とても回していて楽しいデッキなので、新環境の勉強がてら、触ってみてはいかがでしょうか。
ゴルガリ《陰湿な根》
墓地からクリーチャー・カードが離れるたびに植物を生成しつつ植物全体を強化していくエンチャント、《陰湿な根》。以前僕もパイオニアの《陰湿な根》デッキを紹介したことがありましたが、最近ではスタンダードでも活躍していました。
《陰湿な根》はどのフォーマットでも《歓喜する喧嘩屋、タイヴァー》とズッ友です。《歓喜する喧嘩屋、タイヴァー》のマイナスで墓地からクリーチャーをリアニメイトする際に《陰湿な根》が誘発するのはもちろん、《歓喜する喧嘩屋、タイヴァー》の常在型能力によって、《陰湿な根》から生まれる植物トークンが、出たターンにマナを生み出せるようになるからです。

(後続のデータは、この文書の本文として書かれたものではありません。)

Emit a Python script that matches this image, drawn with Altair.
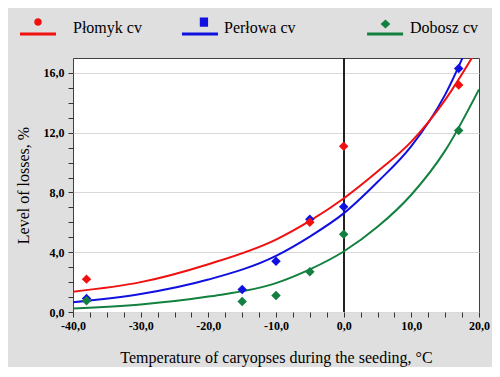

この2枚が揃うと《陰湿な根》は爆発的な展開を作ります。たとえば《漁る軟泥》がいれば、自分の墓地のクリーチャーを追放すると植物が出て、その植物が《漁る軟泥》の起動マナを捻出するので、自分の墓地のクリーチャーの数だけ《漁る軟泥》を起動し続けることができ、その数だけ植物が出て強化されていきます。
《骨術師の達人》が加われば一気にフィニッシュまで到達します。墓地のクリーチャーが給餌によって戦場に戻れるようになるこのカード。給餌、つまり食物の生け贄か墓地の追放が必要となるわけですが、その際の墓地追放にも《陰湿な根》が反応するので、給餌+墓地からクリーチャーが帰ってくる際の、計2回《陰湿な根》が誘発してくれます。要するに1回墓地からクリーチャーが戻るごとに2マナが帰ってくるというわけですね。
どんな劣勢な場でも墓地が大量に肥えていれば、《骨術師の達人》1枚で一気に盤面をまくり返せますし、《陰湿な根》への依存度こそやや高いものの、決して無視できないデッキです。特に《陰湿な根》に直接触る手段のないディミーアミッドレンジに対しては相性が良く、ディミーアの猛攻に待ったをかけるデッキとなるかもしれません。